15 Things Only A Car Guy's Wife Or Girlfriend Will Understand

[Editor’s note: Meet Tara Miller, the wife of our Rides editor, Aaron Miller. If there's anyone who can relate to what it’s like to be with a car guy, it’s her.]

Dating (or being married to) a gearhead is like living in an alternate world that's dominated by all things automotive. I thought I enjoyed and appreciated cars growing up. I was always out in the driveway, helping my dad change the oil and spark plugs, washing cars, etc. But these days, I feel like I'm Yoshi leveling up to some sort of bonus Car World in Mario 3.

1. Friday night means watching car videos on YouTube

Any conversation might take a right turn that leads to cars, and the next thing you know you’re watching highlights of old races, or a YouTube video of how a manual transmission works. This happens a lot.

2. Or we’ll get up at the crack of dawn to watch a Formula One race in Europe

The alarm’s going to go off at six in the morning. On a Friday. To watch a practice session that doesn’t even matter. Apparently this is important “because of the engineering.”

3. Random guys will always want to talk to the girl wearing a racing shirt

Look. We’ve been saturated with this stuff for years now. Honestly, we know more than most guys about car stuff.

4. A rare car “out in the wild” is a flame to a car guy’s moth

Turning around to stalk someone for a mile or so just to get a pic of some new car we’ve finally seen outside of a dealership is to be expected. Rare cars have a weird Batman-like gearhead beacon that goes off and puts guys on full alert.

5. We’re with a guy who loves shopping for new towels...if they’re for the car

Apparently, they have to be better and more expensive than what we use on ourselves. We won’t get swirl marks or fine scratches from lesser quality towels, but the car will.
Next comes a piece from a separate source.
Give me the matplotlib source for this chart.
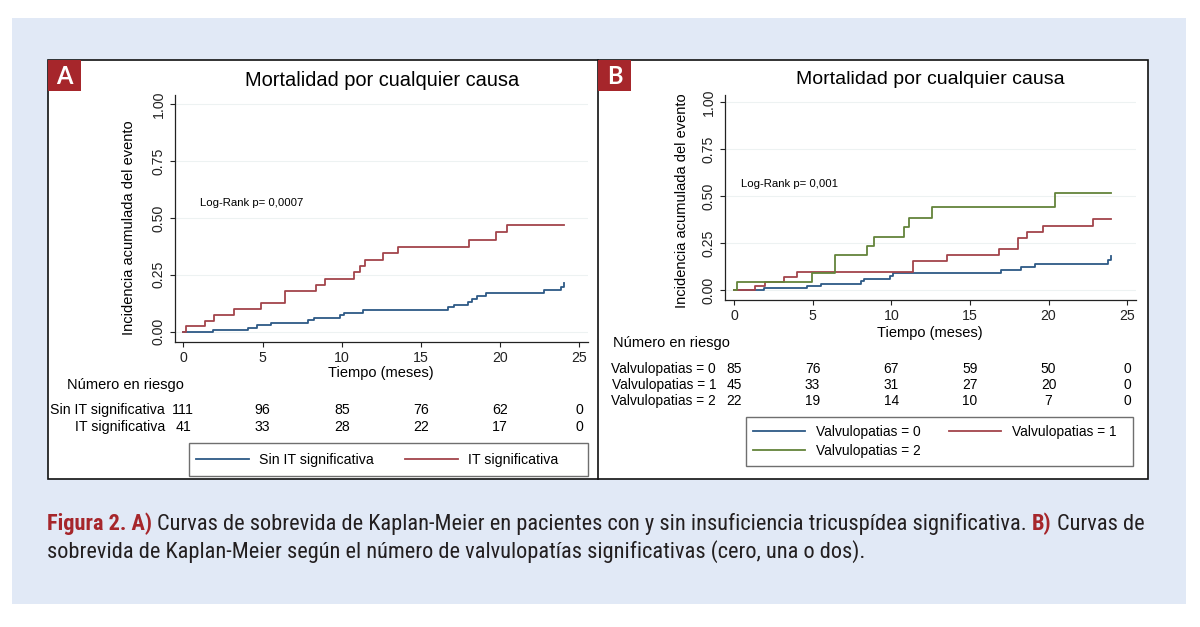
import matplotlib
matplotlib.use("Agg")
import matplotlib.pyplot as plt
import matplotlib.transforms as mtransforms
from matplotlib import font_manager as fm
from matplotlib.patches import Rectangle
from matplotlib.lines import Line2D

# ---- datos ----
tiempo_ticks = [0, 5, 10, 15, 20, 25]
incid_ticks = [0.00, 0.25, 0.50, 0.75, 1.00]

# Panel A: sin / con IT significativa (incidencia acumulada, pasos)
a_sin_t = [0, 1.85, 4.07, 4.64, 5.54, 7.86, 8.22, 9.87, 10.12, 11.34, 16.7, 17.1,
           17.94, 18.19, 18.55, 19.1, 22.77, 23.82, 24.0, 24.05]
a_sin_y = [0, 0.008, 0.018, 0.028, 0.040, 0.051, 0.062, 0.074, 0.084, 0.096, 0.107, 0.118,
           0.132, 0.144, 0.155, 0.169, 0.184, 0.197, 0.213, 0.213]
a_it_t = [0, 0.17, 1.37, 1.92, 3.22, 4.91, 6.39, 8.39, 8.92, 10.77, 11.13, 11.45,
          12.6, 13.57, 18.04, 19.71, 20.4, 24.05]
a_it_y = [0, 0.024, 0.049, 0.073, 0.098, 0.124, 0.180, 0.206, 0.232, 0.262, 0.290, 0.316,
          0.345, 0.371, 0.404, 0.437, 0.470, 0.470]
a_grupos = ["Sin IT significativa", "IT significativa"]
a_riesgo_sin = [111, 96, 85, 76, 62, 0]
a_riesgo_it = [41, 33, 28, 22, 17, 0]
a_logrank = "Log-Rank p= 0,0007"

# Panel B: numero de valvulopatias
b_v0_t = [0, 1.9, 4.66, 5.51, 8.1, 8.27, 9.92, 10.14, 17.0, 18.24, 19.15, 23.8, 23.96, 24.0]
b_v0_y = [0, 0.012, 0.020, 0.032, 0.048, 0.061, 0.075, 0.089, 0.104, 0.120, 0.139, 0.160, 0.182, 0.182]
b_v1_t = [0, 1.36, 2.0, 3.18, 4.03, 11.37, 13.57, 16.86, 18.05, 18.62, 19.64, 22.82, 24.0]
b_v1_y = [0, 0.023, 0.044, 0.068, 0.098, 0.157, 0.188, 0.218, 0.277, 0.309, 0.343, 0.379, 0.379]
b_v2_t = [0, 0.17, 4.94, 6.42, 8.44, 8.93, 10.84, 11.15, 12.6, 20.38, 24.0]
b_v2_y = [0, 0.045, 0.092, 0.188, 0.236, 0.282, 0.334, 0.384, 0.443, 0.518, 0.518]
b_grupos = ["Valvulopatias = 0", "Valvulopatias = 1", "Valvulopatias = 2"]
b_riesgo_v0 = [85, 76, 67, 59, 50, 0]
b_riesgo_v1 = [45, 33, 31, 27, 20, 0]
b_riesgo_v2 = [22, 19, 14, 10, 7, 0]
b_logrank = "Log-Rank p= 0,001"

titulo = "Mortalidad por cualquier causa"
ylab = "Incidencia acumulada del evento"
xlab = "Tiempo (meses)"
riesgo_lab = "Número en riesgo"

linea1 = [("Figura 2. A)", True), ("Curvas de sobrevida de Kaplan-Meier en pacientes con y sin "
          "insuficiencia tricuspídea significativa.", False), ("B)", True), ("Curvas de", False)]
linea2 = [("sobrevida de Kaplan-Meier según el número de valvulopatías significativas "
           "(cero, una o dos).", False)]

NAVY = "#2d5986"
MAROON = "#a3444b"
GREEN = "#63843a"
ROJO = "#a6262b"

plt.rcParams['font.family'] = ['Liberation Sans', 'DejaVu Sans']

W, H = 1200, 627
fig = plt.figure(figsize=(W / 100, H / 100), dpi=100)


def fx(x):
    return x / W


def fy(y):
    return 1 - y / H


def rect(x0, y0, x1, y1, **kw):
    r = Rectangle((fx(x0), fy(y1)), fx(x1) - fx(x0), fy(y0) - fy(y1),
                  transform=fig.transFigure, **kw)
    fig.add_artist(r)
    return r


# fondo y marco
rect(12, 18, 1186, 604, facecolor="#e1e9f6", edgecolor="none", zorder=-5)
rect(48, 60, 1148, 479, facecolor="white", edgecolor="#111111", lw=1.2, zorder=-4)
fig.add_artist(Line2D([fx(598)] * 2, [fy(60), fy(479)], color="#111111", lw=1.2, zorder=-3))
for x0, letra in [(48, "A"), (598, "B")]:
    rect(x0, 60, x0 + 33, 91, facecolor=ROJO, edgecolor="none", zorder=-2)
    fig.text(fx(x0 + 16.5), fy(76), letra, color="white", fontsize=17, fontweight="bold",
             family=["Lato", "DejaVu Sans"], ha="center", va="center")


def make_axes(left, right, top, bottom, xlim, ylim):
    ax = fig.add_axes([fx(left), fy(bottom), fx(right) - fx(left), fy(top) - fy(bottom)])
    ax.set_facecolor("none")
    ax.set_xlim(*xlim)
    ax.set_ylim(*ylim)
    for s in ["top", "right"]:
        ax.spines[s].set_visible(False)
    for s in ["left", "bottom"]:
        ax.spines[s].set_color("#222222")
        ax.spines[s].set_linewidth(0.9)
    ax.set_xticks(tiempo_ticks)
    ax.set_yticks(incid_ticks)
    ax.set_yticklabels([f"{v:.2f}" for v in incid_ticks], rotation=90, va="center")
    ax.tick_params(direction="out", length=3.6, width=0.8, labelsize=10.2, pad=3, colors="#222222")
    ax.grid(axis="y", color="#edf2f2", lw=0.8)
    ax.set_axisbelow(True)
    return ax


# ---------------- Panel A ----------------
axA = make_axes(175, 588, 95, 341.7, (-0.524, 25.54), (-0.044, 1.040))
axA.step(a_sin_t, a_sin_y, where="post", color=NAVY, lw=1.3)
axA.step(a_it_t, a_it_y, where="post", color=MAROON, lw=1.3)
fig.text(fx(199.6), fy(203), a_logrank, fontsize=8.2, ha="left", va="center")

fig.text(fx(382), fy(80), titulo, fontsize=14.4, ha="center", va="center")
fig.text(fx(128.6), fy(228), ylab, fontsize=10.5, rotation=90, ha="center", va="center")
fig.text(fx(381), fy(373), xlab, fontsize=10.5, ha="center", va="center")
fig.text(fx(66.7), fy(385), riesgo_lab, fontsize=10.5, ha="left", va="center")

trA = mtransforms.blended_transform_factory(axA.transData, fig.transFigure)
for fila_y, grupo, cifras in [(410, a_grupos[0], a_riesgo_sin), (427, a_grupos[1], a_riesgo_it)]:
    fig.text(fx(165), fy(fila_y), grupo, fontsize=10.2, ha="right", va="center")
    for t, n in zip(tiempo_ticks, cifras):
        fig.text(t, fy(fila_y), str(n), transform=trA, fontsize=10.2, ha="center", va="center")

rect(189, 443, 588, 476, facecolor="none", edgecolor="#6f6f6f", lw=1.0, zorder=-1)
hA = [Line2D([], [], color=NAVY, lw=1.3), Line2D([], [], color=MAROON, lw=1.3)]
fig.legend(hA, a_grupos, loc="center left", bbox_to_anchor=(fx(196), fy(460)),
           ncol=2, frameon=False, borderpad=0, borderaxespad=0, handlelength=3.75,
           handletextpad=0.7, columnspacing=2.2, fontsize=10.2)

# ---------------- Panel B ----------------
axB = make_axes(725, 1136, 95, 300, (-0.572, 25.56), (-0.053, 1.037))
axB.step(b_v0_t, b_v0_y, where="post", color=NAVY, lw=1.3)
axB.step(b_v1_t, b_v1_y, where="post", color=MAROON, lw=1.3)
axB.step(b_v2_t, b_v2_y, where="post", color=GREEN, lw=1.3)
trB = mtransforms.blended_transform_factory(axB.transData, fig.transFigure)
fig.text(fx(741), fy(184), b_logrank, fontsize=8.2, ha="left", va="center")

fig.text(fx(930), fy(80), titulo, fontsize=14.0, ha="center", va="center")
fig.text(fx(682.5), fy(201), ylab, fontsize=10.5, rotation=90, ha="center", va="center")
fig.text(fx(930), fy(333), xlab, fontsize=10.5, ha="center", va="center")
fig.text(fx(613), fy(342.7), riesgo_lab, fontsize=10.5, ha="left", va="center")

for fila_y, grupo, cifras in [(369, b_grupos[0], b_riesgo_v0), (385, b_grupos[1], b_riesgo_v1),
                              (401, b_grupos[2], b_riesgo_v2)]:
    fig.text(fx(716), fy(fila_y), grupo, fontsize=9.9, ha="right", va="center")
    for t, n in zip(tiempo_ticks, cifras):
        fig.text(t, fy(fila_y), str(n), transform=trB, fontsize=9.9, ha="center", va="center")

rect(746, 417, 1133, 466, facecolor="none", edgecolor="#6f6f6f", lw=1.0, zorder=-1)
hB = [Line2D([], [], color=c, lw=1.3) for c in (NAVY, MAROON, GREEN)]
orden = [0, 2, 1]
fig.legend([hB[i] for i in orden], [b_grupos[i] for i in orden], loc="upper left",
           bbox_to_anchor=(fx(753), fy(425)), ncol=2, frameon=False, borderpad=0,
           borderaxespad=0, handlelength=3.8, handletextpad=0.75, columnspacing=2.1,
           labelspacing=0.35, fontsize=9.9)

# ---------------- pie de figura ----------------
def buscar_condensada():
    # una sans estrecha parecida a la del pie original, si esta instalada
    for fam in ["Open Sans", "Noto Sans", "Roboto", "Lato", "Liberation Sans", "DejaVu Sans"]:
        reg = bold = None
        for f in fm.fontManager.ttflist:
            if not f.name.startswith(fam) or "Mono" in f.name or "CJK" in f.name:
                continue
            estrecha = (str(f.stretch) in ("condensed", "semi-condensed")
                        or "Condensed" in f.name or "Narrow" in f.name)
            if not estrecha or "Extra" in f.name or "Ultra" in f.name:
                continue
            if f.style != "normal":
                continue
            if f.weight in (400, "normal", "regular", "book") and reg is None:
                reg = f.fname
            if f.weight in (700, "bold") and bold is None:
                bold = f.fname
        if reg and bold:
            return reg, bold
    return None


fuentes = buscar_condensada()


def cap_kw(size, bold):
    if fuentes:
        return dict(fontproperties=fm.FontProperties(fname=fuentes[1] if bold else fuentes[0],
                                                     size=size))
    return dict(family=["Lato", "DejaVu Sans"], fontsize=size,
                fontweight="bold" if bold else "normal")


renderer = fig.canvas.get_renderer()


def ancho(s, size, bold):
    t = fig.text(0, 0, s, **cap_kw(size, bold))
    w = t.get_window_extent(renderer=renderer).width
    t.remove()
    return w


def poner_linea(piezas, size, x0, y_base):
    esp = ancho("x x", size, False) - ancho("xx", size, False)
    x = x0
    for s, bold in piezas:
        fig.text(fx(x), fy(y_base), s, color=ROJO if bold else "#231f20",
                 ha="left", va="baseline", **cap_kw(size, bold))
        x += ancho(s, size, bold) + esp


base = 14.0
esp0 = ancho("x x", base, False) - ancho("xx", base, False)
total = sum(ancho(s, base, b) for s, b in linea1) + esp0 * (len(linea1) - 1)
size_cap = base * 1102 / total
poner_linea(linea1, size_cap, 47, 530)
poner_linea(linea2, size_cap, 47, 558)

fig.savefig("out.png", dpi=100)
6. Washing a car has all the steps of a religious ceremony

Helping wash the car is a rite of passage. It’s about understanding that the wash mitt, bucket, and soap have to be set up properly, and that proper washing and drying techniques include using different settings for the hose nozzle for different parts of the car. And let's not forget that dropping a mitt on the ground or—gasp—cross-contaminating the mitt for the paint, with the one for the wheels, is a cardinal sin.

7. Grocery stores are race tracks

Rearranging a shopping cart is inevitable. Basically, this has to do with cart balance and weight distribution for racing around the aisles, following imaginary "driving lines."

8. We know way too many random car-related things

Just by looking at this picture, I know exactly what track this is. I also know that Rolls-Royce leather comes from bulls because they can’t get pregnant. I shouldn’t know this...but somehow, I do.

9. Car etiquette: don’t eat or drink, and definitely don’t spill things

Also, don’t let loose hairs go on the carpet—toss them out of the window. Oh, and don’t fling your door open in a parking lot, especially on a windy day.

10. You'll always park in the middle of nowhere 

There is no alternative. You will always park as far away as possible from anyone else that could possibly park near you. Hey, at least you burn some extra calories!

11. Driving feels like the tests from Indiana Jones and the Last Crusade

It’s more stressful for a car guy to be a passenger than a driver. I can sense it—I can feel the nervousness and the fidgeting. Did you grab the steering wheel correctly? Did you hit the apex? Probably not. Rightly or wrongly, you feel like you're being judged for everything you do, and you can feel his eyes burn through your soul as he watches each action you take behind the wheel. Is he biting his tongue so hard you can almost see blood dripping from his mouth? Probably.

12. Spare bedroom = spare parts room

The sea of car parts is endless. Why is there a tower of tires stretching to the ceiling in the garage, and dozens of boxes of parts I can’t name inside the house?

13. You’re on a first name basis with the UPS guy

And you know all about his project car.

14. Buying a new car is one of the most painful experiences on Earth

Imagine getting wisdom teeth pulled without anesthesia, then multiply that by infinity. Spreadsheets, pros and cons lists, graphs, hours of discussion, going in endless circles. This happens for every single car. Every year. 

15. He can’t hold your hand while driving

A romantic drive can turn into an hours-long drive on borderline-terrifying backroads. And he can never hold your hand, because he needs to shift.